Fox News anchor Harris Faulkner has sued Hasbro, Inc. for appropriating her name for a plastic hamster.

According to the complaint,

Harris Faulkner, the uniquely named, acclaimed veteran journalist and author, has worked for decades to establish and maintain her personal brand and laudable professional reputation. Without Faulkner’s prior knowledge or consent, Defendant Hasbro, Inc. (“Hasbro”), a multi-billion dollar toy company, willfully and wrongfully appropriated Faulkner’s unique and valuable name and distinctive persona for its own financial gain—by creating, manufacturing, and distributing for sale a plastic toy hamster named “Harris Faulkner” as part of Hasbro’s “Littlest Pet Shop” product line (the “Harris Faulkner Hamster Doll”).

Little Friend

Harris the hamster is depicted on the packaging as the “little friend” of Benson Detwyler – a plastic terrier.

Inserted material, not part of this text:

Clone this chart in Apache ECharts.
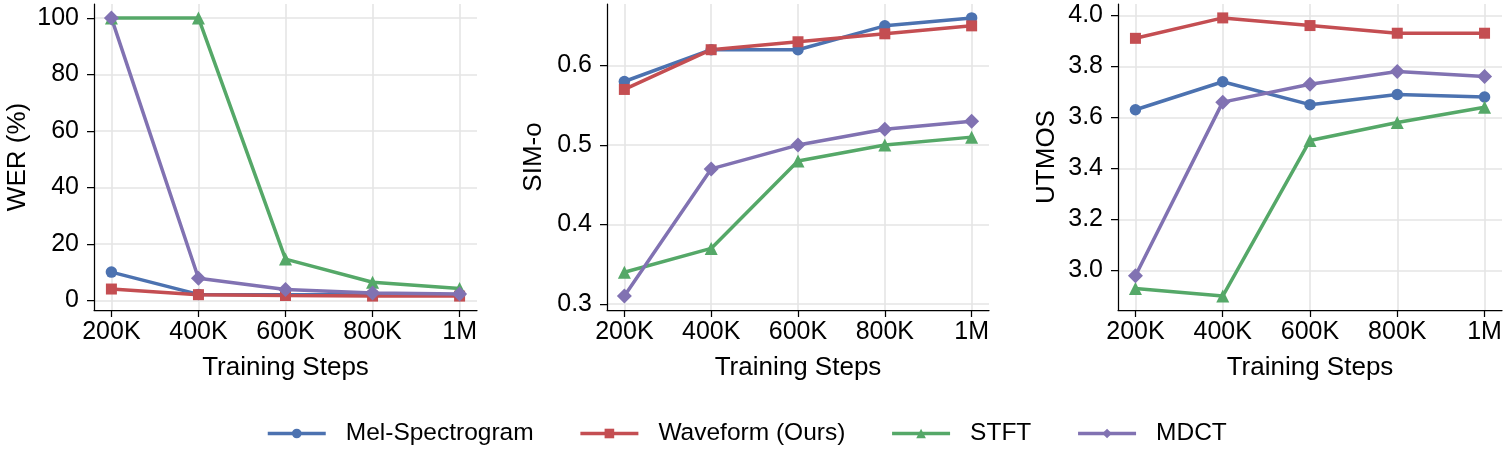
<!DOCTYPE html>
<html>
<head>
<meta charset="utf-8">
<title>Training steps comparison</title>
<script src="https://cdn.jsdelivr.net/npm/echarts@6/dist/echarts.min.js"></script>
<style>
  html, body { margin: 0; padding: 0; background: #fff; }
  #chart { width: 1506px; height: 460px; }
</style>
</head>
<body>
<div id="chart"></div>
<script>
const steps = ['200K', '400K', '600K', '800K', '1M']
const seriesNames = ['Mel-Spectrogram', 'Waveform (Ours)', 'STFT', 'MDCT']

// WER (%)
const werMel = [10, 2.1, 2.0, 2.0, 2.0]
const werWave = [4.0, 2.0, 1.7, 1.5, 1.5]
const werStft = [100, 100, 14.6, 6.4, 4.2]
const werMdct = [100, 7.8, 3.8, 2.6, 2.2]
const werTicks = [0, 20, 40, 60, 80, 100]

// SIM-o
const simMel = [0.58, 0.62, 0.62, 0.65, 0.66]
const simWave = [0.57, 0.62, 0.63, 0.64, 0.65]
const simStft = [0.34, 0.37, 0.48, 0.50, 0.51]
const simMdct = [0.31, 0.47, 0.50, 0.52, 0.53]
const simTicks = [0.3, 0.4, 0.5, 0.6]

// UTMOS
const utmosMel = [3.63, 3.74, 3.65, 3.69, 3.68]
const utmosWave = [3.91, 3.99, 3.96, 3.93, 3.93]
const utmosStft = [2.93, 2.90, 3.51, 3.58, 3.64]
const utmosMdct = [2.98, 3.66, 3.73, 3.78, 3.76]
const utmosTicks = [3.0, 3.2, 3.4, 3.6, 3.8, 4.0]

const colors = ['#4C72B0', '#C44E52', '#55A868', '#8172B2']
const symbols = ['circle', 'rect', 'triangle', 'diamond']
const symbolSizes = [11.5, 11, 13, 15]
const fontFamily = "'Liberation Sans', Arial, sans-serif"

const panels = [
  { name: 'WER (%)', groups: [werMel, werWave, werStft, werMdct], ticks: werTicks, digits: 0, nameGap: 63 },
  { name: 'SIM-o', groups: [simMel, simWave, simStft, simMdct], ticks: simTicks, digits: 1, nameGap: 60 },
  { name: 'UTMOS', groups: [utmosMel, utmosWave, utmosStft, utmosMdct], ticks: utmosTicks, digits: 1, nameGap: 58 }
]

const gridBoxes = [
  { left: 94, right: 1029 },
  { left: 607, right: 517 },
  { left: 1118, right: 4 }
]

const chart = echarts.init(document.getElementById('chart'))

const grids = []
const xAxes = []
const yAxes = []
const series = []
const stepIdx = steps.map((s, i) => i)

panels.forEach((p, k) => {
  grids.push({ left: gridBoxes[k].left, right: gridBoxes[k].right, top: 4, bottom: 150 })

  // matplotlib-like 5% margins
  const all = [].concat(...p.groups)
  const lo = Math.min(...all)
  const hi = Math.max(...all)
  const pad = (hi - lo) * 0.05
  const xpad = (steps.length - 1) * 0.05

  xAxes.push({
    type: 'value',
    gridIndex: k,
    min: -xpad,
    max: steps.length - 1 + xpad,
    name: 'Training Steps',
    nameLocation: 'middle',
    nameGap: 45,
    nameTextStyle: { color: '#000', fontSize: 26, fontFamily: fontFamily },
    axisLine: { onZero: false, lineStyle: { color: '#000', width: 1.25 } },
    axisTick: { customValues: stepIdx, length: 7, lineStyle: { color: '#000', width: 1.25 } },
    axisLabel: {
      customValues: stepIdx,
      margin: 10,
      color: '#000',
      fontSize: 25,
      fontFamily: fontFamily,
      formatter: v => steps[Math.round(v)]
    },
    splitLine: { show: true, lineStyle: { color: '#e5e5e5', width: 1.6 } }
  })

  yAxes.push({
    type: 'value',
    gridIndex: k,
    min: lo - pad,
    max: hi + pad,
    name: p.name,
    nameLocation: 'middle',
    nameGap: p.nameGap,
    nameTextStyle: { color: '#000', fontSize: 26, fontFamily: fontFamily },
    axisLine: { show: true, onZero: false, lineStyle: { color: '#000', width: 1.25 } },
    axisTick: { show: true, customValues: p.ticks, length: 7, lineStyle: { color: '#000', width: 1.25 } },
    axisLabel: {
      customValues: p.ticks,
      margin: 15,
      color: '#000',
      fontSize: 25,
      fontFamily: fontFamily,
      formatter: v => v.toFixed(p.digits)
    },
    splitLine: { show: true, lineStyle: { color: '#e5e5e5', width: 1.6 } }
  })

  p.groups.forEach((vals, j) => {
    series.push({
      name: seriesNames[j],
      type: 'line',
      xAxisIndex: k,
      yAxisIndex: k,
      data: vals.map((v, i) => [i, v]),
      symbol: symbols[j],
      symbolSize: symbolSizes[j],
      showAllSymbol: true,
      lineStyle: { color: colors[j], width: 3.5 },
      itemStyle: { color: colors[j] },
      animation: false
    })
  })
})

const option = {
  backgroundColor: '#fff',
  animation: false,
  grid: grids,
  xAxis: xAxes,
  yAxis: yAxes,
  legend: {
    data: seriesNames,
    left: 266,
    top: 421,
    padding: 0,
    itemWidth: 58,
    itemHeight: 12,
    itemGap: 45,
    lineStyle: { width: 3.5 },
    textStyle: {
      color: '#000',
      fontSize: 24.5,
      fontFamily: fontFamily,
      padding: [0, 0, 0, 15]
    }
  },
  series: series
}

chart.setOption(option)
</script>
</body>
</html>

The complaint notes that the packing for the hamster figure includes a trademark (TM) symbol after Faulkner’s name:

[S]ince Faulkner does not, and as a journalist cannot, endorse commercial products, Hasbro’s use of her name in association with the Harris Faulkner Hamster Doll creates the false impression that Faulkner would impugn her own professional ethics by agreeing to have a commercial product named after her.

Faulkner, a six-time Emmy-winner, complains that this

falsely signifies that Hasbro claims a United States trademark interest in Faulkner’s name, when it in fact owns no such interest, registered or otherwise.

Demeaning and Insulting

She also says that being portrayed as a rodent is “demeaning and insulting.” The complaint alleges that

elements of the Harris Faulkner Hamster Doll also bear a physical resemblance to Faulkner’s traditional professional appearance, in particular tone of its complexion, the shape of its eyes, and the design of its eye makeup.

Faulkner is suing to recover damages for:

  • direct and contributory acts of unfair competition in contravention of § 43 of the federal Lanham Act, and
  • violation of her right of publicity pursuant to New Jersey’s common law.

The case is Harris Faulkner v. Hasbro, Inc.

Takeaway

Personal names can be registered as trademarks. For example, celebrities like Madonna, Brad Pitt, and Taylor Swift have registered their names as federal trademarks.

However, those who for professional or other reasons decline to register their names as trademarks can still (under some circumstances) seek damages when others use their names as trademarks.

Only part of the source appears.